What to produce: Repeat, exactly and completely, the material that follows. Omit the pictures.

Dataset section:
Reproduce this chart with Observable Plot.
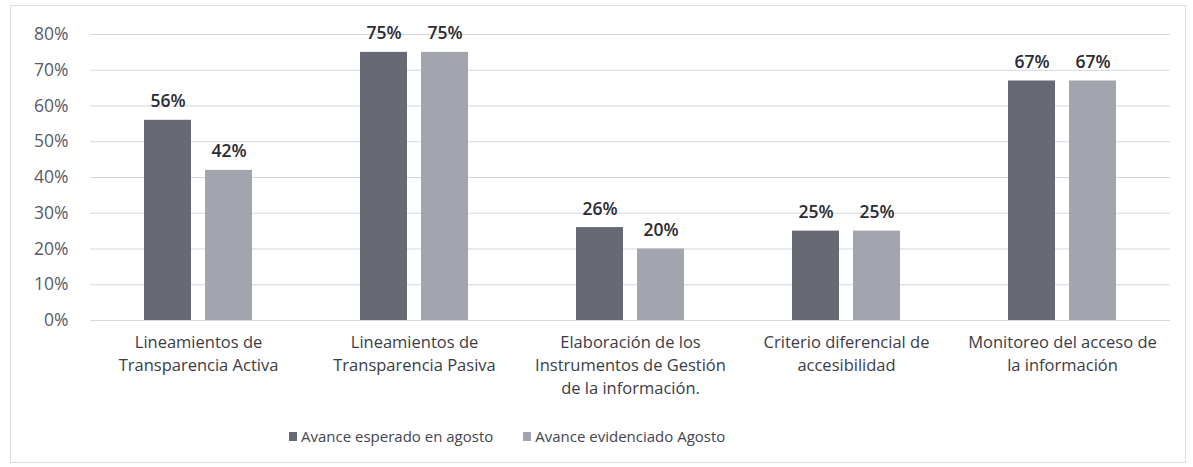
<!DOCTYPE html>
<html>
<head>
<meta charset="utf-8">
<script src="https://cdn.jsdelivr.net/npm/d3@7"></script>
<script src="https://cdn.jsdelivr.net/npm/@observablehq/plot@0.6"></script>
<style>
  html, body { margin: 0; padding: 0; background: #fff; }
  body { width: 1193px; height: 467px; position: relative; overflow: hidden; font-family: "Open Sans", sans-serif; }
  #frame { position: absolute; left: 10px; top: 5px; width: 1176px; height: 458px; border: 1px solid #dcdce2; box-sizing: border-box; pointer-events: none; }
  #chart { position: absolute; left: 0; top: 0; }
  #legend { position: absolute; left: 289px; top: 426px; display: flex; align-items: center; font-size: 15px; color: #45444f; }
  .item { display: flex; align-items: center; margin-right: 30px; }
  .sw { width: 8px; height: 9px; margin-right: 4px; display: inline-block; }
</style>
</head>
<body>
<div id="frame"></div>
<div id="chart"></div>
<div id="legend"></div>
<script>
const categories = [
  "Lineamientos de\nTransparencia Activa",
  "Lineamientos de\nTransparencia Pasiva",
  "Elaboración de los\nInstrumentos de Gestión\nde la información.",
  "Criterio diferencial de\naccesibilidad",
  "Monitoreo del acceso de\nla información"
];
const series = ["Avance esperado en agosto", "Avance evidenciado Agosto"];
const esperado = [56, 75, 26, 25, 67];
const evidenciado = [42, 75, 20, 25, 67];
const yTicks = [0, 10, 20, 30, 40, 50, 60, 70, 80];
const colors = ["#676a75", "#a3a5ae"];

const data = [];
categories.forEach((c, i) => {
  data.push({category: c, serie: series[0], value: esperado[i]});
  data.push({category: c, serie: series[1], value: evidenciado[i]});
});

const chart = Plot.plot({
  width: 1193,
  height: 400,
  marginLeft: 88,
  marginRight: 21,
  marginTop: 34,
  marginBottom: 80,
  style: {fontFamily: "'Open Sans', sans-serif", background: "transparent"},
  fx: {domain: categories, padding: 0, label: null, axis: null},
  x: {domain: series, paddingInner: 0.226, paddingOuter: 0.86, axis: null},
  y: {domain: [0, 80], label: null},
  color: {domain: series, range: colors},
  marks: [
    Plot.gridY(yTicks, {stroke: "#d6d7de", strokeOpacity: 1, strokeWidth: 1}),
    Plot.axisY(yTicks, {tickSize: 0, tickPadding: 22, tickFormat: d => d + "%", fontSize: 17.5, fill: "#5a5a68", label: null}),
    Plot.barY(data, {fx: "category", x: "serie", y: "value", fill: "serie"}),
    Plot.text(data, {fx: "category", x: "serie", y: "value", text: d => d.value + "%", lineAnchor: "bottom", dy: -13, fontSize: 17.5, fontWeight: 600, fill: "#2b2b33"}),
    Plot.axisFx({anchor: "bottom", tickSize: 0, tickPadding: 11, fontSize: 16.5, lineHeight: 1.4, fill: "#3c3c46", label: null, lineAnchor: "top", style: {letterSpacing: "0.4px"}})
  ]
});
document.getElementById("chart").appendChild(chart);

const legend = document.getElementById("legend");
series.forEach((s, i) => {
  const item = document.createElement("div");
  item.className = "item";
  const sw = document.createElement("span");
  sw.className = "sw";
  sw.style.background = colors[i];
  item.appendChild(sw);
  const t = document.createElement("span");
  t.textContent = s;
  item.appendChild(t);
  legend.appendChild(item);
});
</script>
</body>
</html>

Exercise answer:
Reproduce this chart with Observable Plot.
<!DOCTYPE html>
<html>
<head>
<meta charset="utf-8">
<script src="https://cdn.jsdelivr.net/npm/d3@7"></script>
<script src="https://cdn.jsdelivr.net/npm/@observablehq/plot@0.6"></script>
<style>
  html, body { margin: 0; padding: 0; background: #fff; }
  body { width: 1193px; height: 467px; position: relative; overflow: hidden; font-family: "Open Sans", sans-serif; }
  #frame { position: absolute; left: 10px; top: 5px; width: 1176px; height: 458px; border: 1px solid #dcdce2; box-sizing: border-box; pointer-events: none; }
  #chart { position: absolute; left: 0; top: 0; }
  #legend { position: absolute; left: 289px; top: 426px; display: flex; align-items: center; font-size: 15px; color: #45444f; }
  .item { display: flex; align-items: center; margin-right: 30px; }
  .sw { width: 8px; height: 9px; margin-right: 4px; display: inline-block; }
</style>
</head>
<body>
<div id="frame"></div>
<div id="chart"></div>
<div id="legend"></div>
<script>
const categories = [
  "Lineamientos de\nTransparencia Activa",
  "Lineamientos de\nTransparencia Pasiva",
  "Elaboración de los\nInstrumentos de Gestión\nde la información.",
  "Criterio diferencial de\naccesibilidad",
  "Monitoreo del acceso de\nla información"
];
const series = ["Avance esperado en agosto", "Avance evidenciado Agosto"];
const esperado = [56, 75, 26, 25, 67];
const evidenciado = [42, 75, 20, 25, 67];
const yTicks = [0, 10, 20, 30, 40, 50, 60, 70, 80];
const colors = ["#676a75", "#a3a5ae"];

const data = [];
categories.forEach((c, i) => {
  data.push({category: c, serie: series[0], value: esperado[i]});
  data.push({category: c, serie: series[1], value: evidenciado[i]});
});

const chart = Plot.plot({
  width: 1193,
  height: 400,
  marginLeft: 88,
  marginRight: 21,
  marginTop: 34,
  marginBottom: 80,
  style: {fontFamily: "'Open Sans', sans-serif", background: "transparent"},
  fx: {domain: categories, padding: 0, label: null, axis: null},
  x: {domain: series, paddingInner: 0.226, paddingOuter: 0.86, axis: null},
  y: {domain: [0, 80], label: null},
  color: {domain: series, range: colors},
  marks: [
    Plot.gridY(yTicks, {stroke: "#d6d7de", strokeOpacity: 1, strokeWidth: 1}),
    Plot.axisY(yTicks, {tickSize: 0, tickPadding: 22, tickFormat: d => d + "%", fontSize: 17.5, fill: "#5a5a68", label: null}),
    Plot.barY(data, {fx: "category", x: "serie", y: "value", fill: "serie"}),
    Plot.text(data, {fx: "category", x: "serie", y: "value", text: d => d.value + "%", lineAnchor: "bottom", dy: -13, fontSize: 17.5, fontWeight: 600, fill: "#2b2b33"}),
    Plot.axisFx({anchor: "bottom", tickSize: 0, tickPadding: 11, fontSize: 16.5, lineHeight: 1.4, fill: "#3c3c46", label: null, lineAnchor: "top", style: {letterSpacing: "0.4px"}})
  ]
});
document.getElementById("chart").appendChild(chart);

const legend = document.getElementById("legend");
series.forEach((s, i) => {
  const item = document.createElement("div");
  item.className = "item";
  const sw = document.createElement("span");
  sw.className = "sw";
  sw.style.background = colors[i];
  item.appendChild(sw);
  const t = document.createElement("span");
  t.textContent = s;
  item.appendChild(t);
  legend.appendChild(item);
});
</script>
</body>
</html>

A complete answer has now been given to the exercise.